Berry adds that this issue of telework is one too many companies get wrong. “You wouldn’t believe the progressive high-tech companies I still have to beat over the head around telework,” she says. “They aren’t comfortable managing by objective — if they can’t see Joe, then Joe’s not working. But I think it’s a differentiator for employers.” She herself, she adds, would never quit Gartner because the company lets her work remotely.

Giving productive employees as much flexibility as you can to manage their own work schedules and work environments and even remake their workspaces at your company will help you retain employees, experts say.

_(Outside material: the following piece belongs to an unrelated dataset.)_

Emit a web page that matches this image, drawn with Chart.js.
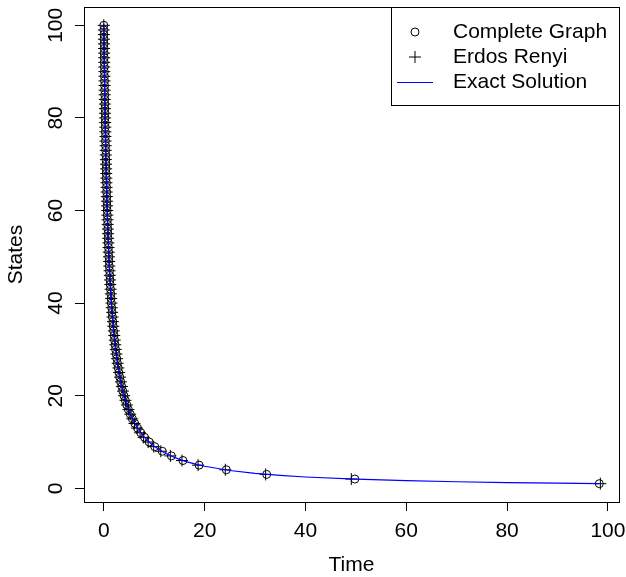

6. Offer perks that matter

Beyond workplace flexibility, what kind of perks and options will keep your employees happy and engaged? Rather than try to figure that out yourself, use a simple strategy: Ask them.

“It’s best for leaders to crowdsource information from employees about what types of perks and what types of technology would make the biggest difference,” McGowan says. “If you don’t do that, you run the risk of throwing darts at a wall and hoping one will stick.”

7. Get a pulse on engagement

Beyond finding out what perks to offer, surveys can improve employee engagement and retention in all sorts of ways. For example, at Power Home Remodeling, Wenhold sends out a one-question survey every Friday: On a scale of 1 to 5, rate your happiness with the company and your role within it. “If a number is less than 3, I want to know about it,” he says. “We record it, and I want to have a conversation with that person.”

To some IT leaders, a weekly happiness survey might seem a bit much. But to Wenhold, it serves as an early warning system to let him know when there’s a problem or an ineffective manager. In today’s fast-moving world of IT, especially in an agile organization, managers have a lot of autonomy and things change quickly. It can be difficult for a department leader to spot trouble right away, he explains. “That’s why the happiness numbers are so important.”